+++ SUPPLIED INFORMATION +++

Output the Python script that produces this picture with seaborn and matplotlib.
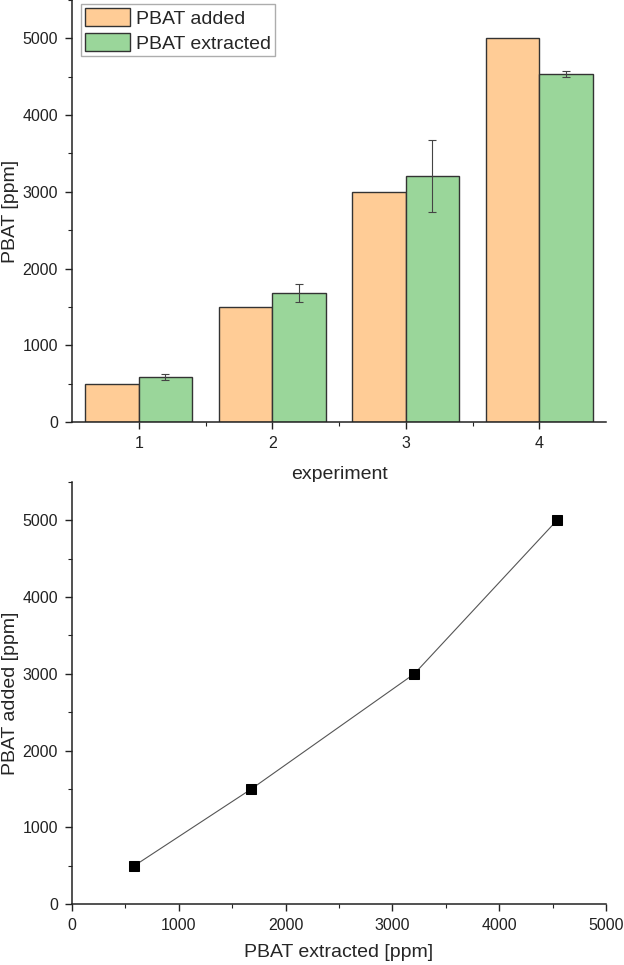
import numpy as np
import pandas as pd
import matplotlib
matplotlib.use("Agg")
import matplotlib.pyplot as plt
from matplotlib.ticker import MultipleLocator, FixedLocator
import seaborn as sns

# data
experiments = ["1", "2", "3", "4"]
pbat_added = [500, 1500, 3000, 5000]
pbat_extracted = [585, 1680, 3205, 4540]
extracted_err = [35, 120, 470, 40]
series_names = ["PBAT added", "PBAT extracted"]
colors = ["#FFCC96", "#9AD69A"]

sns.set_style("ticks")
plt.rcParams["font.family"] = ["Liberation Sans", "DejaVu Sans"]
plt.rcParams["axes.edgecolor"] = "#222222"
plt.rcParams["xtick.color"] = "#222222"
plt.rcParams["ytick.color"] = "#222222"

df = pd.DataFrame({
    "experiment": experiments * 2,
    "value": pbat_added + pbat_extracted,
    "series": [series_names[0]] * 4 + [series_names[1]] * 4,
})

fig = plt.figure(figsize=(6.24, 9.65), dpi=100)
ax1 = fig.add_axes([0.1154, 0.5627, 0.8558, 0.4373])
ax2 = fig.add_axes([0.1154, 0.0632, 0.8558, 0.4373])

# --- bar chart
sns.barplot(data=df, x="experiment", y="value", hue="series", order=experiments,
            hue_order=series_names, palette=colors, width=0.8, errorbar=None,
            edgecolor="#333333", linewidth=1.0, ax=ax1, saturation=1)

green_bars = ax1.containers[1]
centers = [p.get_x() + p.get_width() / 2 for p in green_bars]
ax1.errorbar(centers, pbat_extracted, yerr=extracted_err, fmt="none",
             ecolor="#444444", elinewidth=0.8, capsize=3, capthick=0.8)

ax1.set_xlim(-0.5, 3.5)
ax1.set_ylim(0, 5500)
ax1.yaxis.set_major_locator(FixedLocator([0, 1000, 2000, 3000, 4000, 5000]))
ax1.yaxis.set_minor_locator(MultipleLocator(500))
ax1.xaxis.set_minor_locator(FixedLocator([0.5, 1.5, 2.5]))
ax1.set_xlabel("experiment", fontsize=14, labelpad=11)
ax1.set_ylabel("PBAT [ppm]", fontsize=14)
ax1.legend(loc="upper left", bbox_to_anchor=(0.01, 1.0), fontsize=14,
           frameon=True, fancybox=False, edgecolor="#999999",
           handlelength=2.3, handleheight=1.1, handletextpad=0.3,
           borderpad=0.2, labelspacing=0.25, borderaxespad=0.2)

# --- correlation plot
sns.lineplot(x=pbat_extracted, y=pbat_added, ax=ax2, color="#555555",
             linewidth=0.8, marker="s", markersize=7, markerfacecolor="black",
             markeredgecolor="black")
ax2.set_xlim(0, 5000)
ax2.set_ylim(0, 5500)
ax2.xaxis.set_major_locator(MultipleLocator(1000))
ax2.xaxis.set_minor_locator(MultipleLocator(500))
ax2.yaxis.set_major_locator(FixedLocator([0, 1000, 2000, 3000, 4000, 5000]))
ax2.yaxis.set_minor_locator(MultipleLocator(500))
ax2.set_xlabel("PBAT extracted [ppm]", fontsize=14, labelpad=8)
ax2.set_ylabel("PBAT added [ppm]", fontsize=14)

for ax in (ax1, ax2):
    sns.despine(ax=ax)
    ax.tick_params(which="major", direction="out", length=5, width=1,
                   labelsize=11.5, pad=5)
    ax.tick_params(which="minor", direction="out", length=3, width=0.8)
    for s in ("left", "bottom"):
        ax.spines[s].set_linewidth(1.1)
    ax.yaxis.set_label_coords(-0.10, 0.5)

fig.savefig("out.png", dpi=100)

+++

Every line above should be returned word for word, with the pictures left behind.

◆ **WRITTEN ANSWER**
Output the Python script that produces this picture with seaborn and matplotlib.
import numpy as np
import pandas as pd
import matplotlib
matplotlib.use("Agg")
import matplotlib.pyplot as plt
from matplotlib.ticker import MultipleLocator, FixedLocator
import seaborn as sns

# data
experiments = ["1", "2", "3", "4"]
pbat_added = [500, 1500, 3000, 5000]
pbat_extracted = [585, 1680, 3205, 4540]
extracted_err = [35, 120, 470, 40]
series_names = ["PBAT added", "PBAT extracted"]
colors = ["#FFCC96", "#9AD69A"]

sns.set_style("ticks")
plt.rcParams["font.family"] = ["Liberation Sans", "DejaVu Sans"]
plt.rcParams["axes.edgecolor"] = "#222222"
plt.rcParams["xtick.color"] = "#222222"
plt.rcParams["ytick.color"] = "#222222"

df = pd.DataFrame({
    "experiment": experiments * 2,
    "value": pbat_added + pbat_extracted,
    "series": [series_names[0]] * 4 + [series_names[1]] * 4,
})

fig = plt.figure(figsize=(6.24, 9.65), dpi=100)
ax1 = fig.add_axes([0.1154, 0.5627, 0.8558, 0.4373])
ax2 = fig.add_axes([0.1154, 0.0632, 0.8558, 0.4373])

# --- bar chart
sns.barplot(data=df, x="experiment", y="value", hue="series", order=experiments,
            hue_order=series_names, palette=colors, width=0.8, errorbar=None,
            edgecolor="#333333", linewidth=1.0, ax=ax1, saturation=1)

green_bars = ax1.containers[1]
centers = [p.get_x() + p.get_width() / 2 for p in green_bars]
ax1.errorbar(centers, pbat_extracted, yerr=extracted_err, fmt="none",
             ecolor="#444444", elinewidth=0.8, capsize=3, capthick=0.8)

ax1.set_xlim(-0.5, 3.5)
ax1.set_ylim(0, 5500)
ax1.yaxis.set_major_locator(FixedLocator([0, 1000, 2000, 3000, 4000, 5000]))
ax1.yaxis.set_minor_locator(MultipleLocator(500))
ax1.xaxis.set_minor_locator(FixedLocator([0.5, 1.5, 2.5]))
ax1.set_xlabel("experiment", fontsize=14, labelpad=11)
ax1.set_ylabel("PBAT [ppm]", fontsize=14)
ax1.legend(loc="upper left", bbox_to_anchor=(0.01, 1.0), fontsize=14,
           frameon=True, fancybox=False, edgecolor="#999999",
           handlelength=2.3, handleheight=1.1, handletextpad=0.3,
           borderpad=0.2, labelspacing=0.25, borderaxespad=0.2)

# --- correlation plot
sns.lineplot(x=pbat_extracted, y=pbat_added, ax=ax2, color="#555555",
             linewidth=0.8, marker="s", markersize=7, markerfacecolor="black",
             markeredgecolor="black")
ax2.set_xlim(0, 5000)
ax2.set_ylim(0, 5500)
ax2.xaxis.set_major_locator(MultipleLocator(1000))
ax2.xaxis.set_minor_locator(MultipleLocator(500))
ax2.yaxis.set_major_locator(FixedLocator([0, 1000, 2000, 3000, 4000, 5000]))
ax2.yaxis.set_minor_locator(MultipleLocator(500))
ax2.set_xlabel("PBAT extracted [ppm]", fontsize=14, labelpad=8)
ax2.set_ylabel("PBAT added [ppm]", fontsize=14)

for ax in (ax1, ax2):
    sns.despine(ax=ax)
    ax.tick_params(which="major", direction="out", length=5, width=1,
                   labelsize=11.5, pad=5)
    ax.tick_params(which="minor", direction="out", length=3, width=0.8)
    for s in ("left", "bottom"):
        ax.spines[s].set_linewidth(1.1)
    ax.yaxis.set_label_coords(-0.10, 0.5)

fig.savefig("out.png", dpi=100)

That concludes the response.